The Push-Pull of October
October 3, 2019 § Leave a comment
“I’m so glad I live in a world where there are Octobers,” said Anne of Green Gables. And so am I. No month is more bountiful. It smells fresh. It crunches beneath your feet. It’s resplendent with a beauty so striking it almost hurts.
But, even with all its treasures, October is a time of loss. Loss of light. Loss of color. Loss of those long, lazy days of summer which (thank you, September) suddenly seem like a lifetime ago. Right now in our family, this October feels riper than usual with loss, as I prepare to say goodbye to my grandmother, a woman I have loved since she first touched her nose to mine.
So, while I love books whose pages celebrate fall’s wonders (like this, this, this, and this), I also have a soft spot for books that speak to the shadows cast by fall. Beth Ferry’s quiet new picture book, The Scarecrow, gorgeously illustrated by The Fan Brothers (we would expect nothing less after this), plants the reader squarely in the push-pull of fall. Although, in fact, fall plays only a small role in the story.

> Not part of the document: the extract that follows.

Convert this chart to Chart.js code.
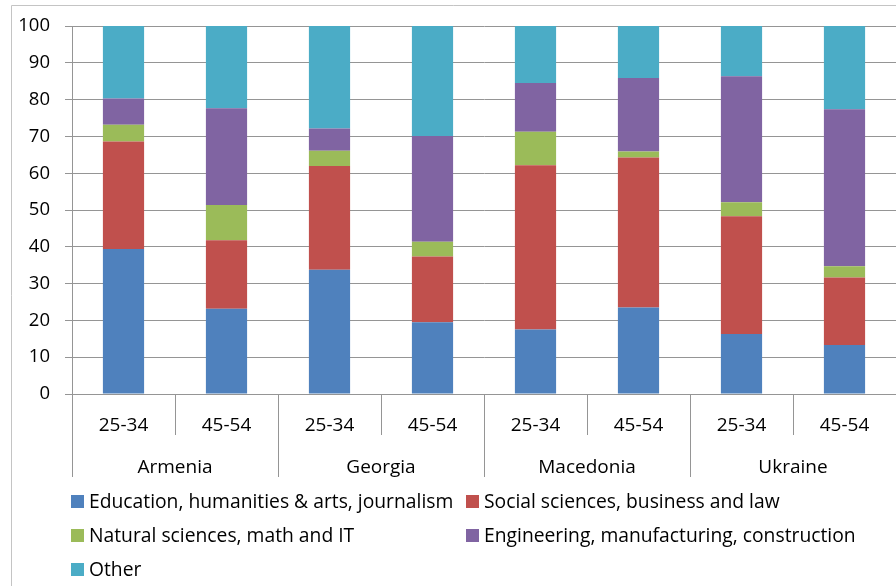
<!DOCTYPE html>
<html>
<head>
<meta charset="utf-8">
<script src="https://cdn.jsdelivr.net/npm/chart.js@4"></script>
<style>
  html, body { margin: 0; padding: 0; background: #fff; }
  #wrap { width: 896px; height: 586px; position: relative; }
</style>
</head>
<body>
<div id="wrap"><canvas id="c" width="896" height="586"></canvas></div>
<script>
// Age groups within each country
const ageGroups = ['25-34', '45-54', '25-34', '45-54', '25-34', '45-54', '25-34', '45-54'];
const countries = ['Armenia', 'Georgia', 'Macedonia', 'Ukraine'];
const yTicks = [0, 10, 20, 30, 40, 50, 60, 70, 80, 90, 100];

// Share of graduates by field of study (%)
const education   = [39.4, 23.2, 33.8, 19.5, 17.5, 23.5, 16.3, 13.3];
const social      = [29.2, 18.6, 28.2, 17.9, 44.7, 40.8, 32.0, 18.4];
const natural     = [4.6,  9.6,  4.1,  4.0,  9.1,  1.6,  3.8,  3.0];
const engineering = [7.1,  26.3, 6.1,  28.7, 13.2, 20.0, 34.3, 42.7];
const other       = [19.7, 22.3, 27.8, 29.9, 15.5, 14.1, 13.6, 22.6];

const seriesNames = [
  'Education, humanities & arts, journalism',
  'Social sciences, business and law',
  'Natural sciences, math and IT',
  'Engineering, manufacturing, construction',
  'Other'
];
const seriesColors = ['#4F81BD', '#C0504D', '#9BBB59', '#8064A2', '#4BACC6'];
const seriesData = [education, social, natural, engineering, other];

const FONT = '"Open Sans"';
const AXIS_GRAY = '#959595';

// Outer frame, category separators, country labels and the two-column legend
const groupAxisPlugin = {
  id: 'groupAxis',
  beforeDraw(chart) {
    const ctx = chart.ctx;
    ctx.save();
    ctx.strokeStyle = '#c4c4c4';
    ctx.lineWidth = 1;
    ctx.beginPath();
    ctx.moveTo(11.5, 586);
    ctx.lineTo(11.5, 5.5);
    ctx.lineTo(896, 5.5);
    ctx.stroke();
    ctx.restore();
  },
  afterDraw(chart) {
    const ctx = chart.ctx;
    const xs = chart.scales.x;
    const n = ageGroups.length;
    const w = (xs.right - xs.left) / n;
    const top = xs.top;
    ctx.save();
    ctx.strokeStyle = AXIS_GRAY;
    ctx.lineWidth = 1;
    for (let k = 0; k <= n; k++) {
      const x = Math.round(xs.left + k * w) + 0.5;
      const long = k % 2 === 0;
      ctx.beginPath();
      ctx.moveTo(x, top);
      ctx.lineTo(x, top + (long ? 83 : 41));
      ctx.stroke();
    }
    ctx.fillStyle = '#000';
    ctx.font = '19px ' + FONT;
    ctx.textAlign = 'center';
    ctx.textBaseline = 'alphabetic';
    countries.forEach((name, g) => {
      ctx.fillText(name, xs.left + (2 * g + 1) * w, top + 79);
    });

    // legend: box left edge, row baseline
    const pos = [[71, 508], [466, 508], [71, 542], [466, 542], [71, 576]];
    ctx.font = '19.3px ' + FONT;
    ctx.textAlign = 'left';
    chart.data.datasets.forEach((ds, i) => {
      const [bx, base] = pos[i];
      ctx.fillStyle = ds.backgroundColor;
      ctx.fillRect(bx, base - 13, 13, 13);
      ctx.fillStyle = '#000';
      ctx.fillText(ds.label, bx + 18, base);
    });
    ctx.restore();
  }
};

new Chart(document.getElementById('c'), {
  type: 'bar',
  data: {
    labels: ageGroups,
    datasets: seriesNames.map((name, i) => ({
      label: name,
      data: seriesData[i],
      backgroundColor: seriesColors[i],
      borderWidth: 0,
      barPercentage: 0.4,
      categoryPercentage: 1.0
    }))
  },
  options: {
    responsive: false,
    animation: false,
    devicePixelRatio: 1,
    layout: { padding: { top: 25, right: 0, bottom: 0, left: 0 } },
    plugins: {
      legend: { display: false },
      title: { display: false },
      tooltip: { enabled: false }
    },
    scales: {
      x: {
        stacked: true,
        grid: { display: false, drawTicks: false },
        border: { display: true, color: AXIS_GRAY, width: 1 },
        ticks: { color: '#000', font: { family: FONT, size: 19 }, padding: 20, maxRotation: 0, autoSkip: false },
        afterFit(scale) { scale.height = 192; }
      },
      y: {
        stacked: true,
        min: 0,
        max: 100,
        afterBuildTicks(scale) { scale.ticks = yTicks.map(v => ({ value: v })); },
        grid: { color: AXIS_GRAY, lineWidth: 1, drawTicks: true, tickLength: 7 },
        border: { display: true, color: AXIS_GRAY, width: 1 },
        ticks: { color: '#000', font: { family: FONT, size: 18.5 }, padding: 15 },
        afterFit(scale) { scale.width = 72; }
      }
    }
  },
  plugins: [groupAxisPlugin]
});
</script>
</body>
</html>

The scarecrow is a solitary figure. Erected in fall, its purpose is to stand alone, to scare away potential threats to its “fields of gold.” This particular scarecrow is no exception.
No one enters.
No one dares.
Scarecrow stands alone and scares
the fox and deer,
the mice and crows.
It’s all he does. It’s all he knows.
Ferry’s gentle rhymes roll effortlessly off the tongue, drawing us into the predictable rhythm of the Scarecrow: steadfast in his purpose, protector of fall’s bounty. And yet, we are asked as readers to reflect on whether it might be hard for a figure to resist companionship, day in and day out, to weather the coming winter without so much as a friend. He never rests,/ He never bends./ He’s never had a single friend.

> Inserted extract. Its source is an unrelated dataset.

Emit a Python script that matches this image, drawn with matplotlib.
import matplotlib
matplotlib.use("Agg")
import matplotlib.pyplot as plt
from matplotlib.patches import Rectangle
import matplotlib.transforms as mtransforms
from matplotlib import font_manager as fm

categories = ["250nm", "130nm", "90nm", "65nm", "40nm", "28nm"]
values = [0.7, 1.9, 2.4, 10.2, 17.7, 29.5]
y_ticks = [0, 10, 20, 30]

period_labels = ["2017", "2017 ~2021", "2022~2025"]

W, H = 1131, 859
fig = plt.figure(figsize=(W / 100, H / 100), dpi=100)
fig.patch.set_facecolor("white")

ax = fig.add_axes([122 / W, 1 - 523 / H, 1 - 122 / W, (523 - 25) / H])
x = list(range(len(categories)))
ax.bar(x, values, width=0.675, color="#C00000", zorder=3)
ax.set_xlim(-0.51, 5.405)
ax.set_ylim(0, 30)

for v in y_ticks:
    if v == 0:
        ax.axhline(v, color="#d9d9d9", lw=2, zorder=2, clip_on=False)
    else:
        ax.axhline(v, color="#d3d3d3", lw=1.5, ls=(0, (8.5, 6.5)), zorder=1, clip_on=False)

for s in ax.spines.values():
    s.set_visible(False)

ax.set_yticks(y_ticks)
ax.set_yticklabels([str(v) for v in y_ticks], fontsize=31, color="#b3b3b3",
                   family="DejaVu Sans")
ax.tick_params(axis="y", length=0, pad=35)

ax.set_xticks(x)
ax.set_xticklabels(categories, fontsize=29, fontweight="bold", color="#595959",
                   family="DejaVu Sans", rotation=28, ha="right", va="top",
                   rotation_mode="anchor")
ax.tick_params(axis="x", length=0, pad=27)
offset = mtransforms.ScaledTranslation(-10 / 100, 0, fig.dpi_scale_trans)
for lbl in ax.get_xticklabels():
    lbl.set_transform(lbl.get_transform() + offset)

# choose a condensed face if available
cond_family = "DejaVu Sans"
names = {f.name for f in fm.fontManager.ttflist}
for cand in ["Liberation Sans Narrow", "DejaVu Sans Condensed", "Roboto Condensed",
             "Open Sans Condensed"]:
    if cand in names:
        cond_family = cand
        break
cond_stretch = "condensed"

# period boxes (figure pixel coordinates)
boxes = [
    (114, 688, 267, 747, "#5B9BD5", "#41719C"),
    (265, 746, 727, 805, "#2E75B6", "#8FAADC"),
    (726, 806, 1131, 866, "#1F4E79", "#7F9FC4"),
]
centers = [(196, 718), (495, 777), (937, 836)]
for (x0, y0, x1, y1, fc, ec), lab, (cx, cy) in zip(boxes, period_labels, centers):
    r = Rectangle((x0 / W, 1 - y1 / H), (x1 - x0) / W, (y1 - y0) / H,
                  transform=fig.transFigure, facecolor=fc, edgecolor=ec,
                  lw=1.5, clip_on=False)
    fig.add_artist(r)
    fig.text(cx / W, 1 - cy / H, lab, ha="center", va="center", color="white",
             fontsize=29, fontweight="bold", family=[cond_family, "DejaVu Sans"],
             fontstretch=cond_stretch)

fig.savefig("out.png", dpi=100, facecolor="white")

Then, as spring buds, a newly-hatched crow falls at Scarecrow’s feet (Broken nest?/ Broken wing?), and the latter does something unexpected and unprecedented. He snaps his pole,/ bends down low,/ saves the tiny baby crow. Scarecrow’s gentle straw hands pick up the crow and cradle him in the pocket of his overalls.
He tucks him near his heart of hay.
He lets him sleep.
He lets him stay.
He doesn’t stop to wonder why.
He sings the sweetest lullaby.
Might I point out that my daughter tucked her little self into my arm ever so tightly as I read this passage? Might I mention that I relish any opportunity to cuddle with my just-turned nine year old? One of many reasons why this book will forever have my heart.
In the instant that Scarecrow alters the integrity of his pole, he alters the course of his life. As the crow strengthens, the two play and laugh and make wishes in the twinkling light of summer fireflies, forgetting for a spell “who they really are.” Because, of course, in addition to their supposed to being more foe than friend, “crows are birds and birds must fly.”
Though “pleased and proud” that the crow should fulfill his purpose, Scarecrow watches in the late summer sunshine as his friend flies away. As the newly-colored leaves of “autumn’s chill” decorate his straw hat, Scarecrow faces the enormity of his loss.
Once more, winter returns. This time, our hearts break alongside Scarecrow’s. Broken heart./ Broken pole./ Nothing fills the empty hole.
Of course, this is a children’s story, and all children’s stories are obliged to end with hope (or so says Kate DiCamillo). When the crow returns the following spring, larger and accompanied by a mate, we may not be surprised, but we are ever so relieved.
Scarecrow’s joy is tangible, as the crow announces he is back to stay and quickly offers new purpose to Scarecrow’s life. Rather than standing guard against an unknown enemy, Scarecrow will now stand guard over five eggs tucked inside a newly-made nest in his overall pocket. He will guard his found family, and in return their companionship will lighten his load, as he squares off against the elements, season after season.
It’s precisely the cyclical nature of the seasons which makes greeting October at once thrilling and foreboding. Corn mazes and apple orchards and cozy gingham flannel may abound. (Do me a favor and sneak a peek under the book’s cover.) But we also know what’s coming. We know there may be days ahead where we’ll feel like we’re stuck, bent over a pole, in the middle of a blizzard. When we feel the lonely tug of loss. Still, The Scarecrow reminds us that, even in life’s predictability, delightful surprises can happen—and some of these surprises may give a season entirely new life.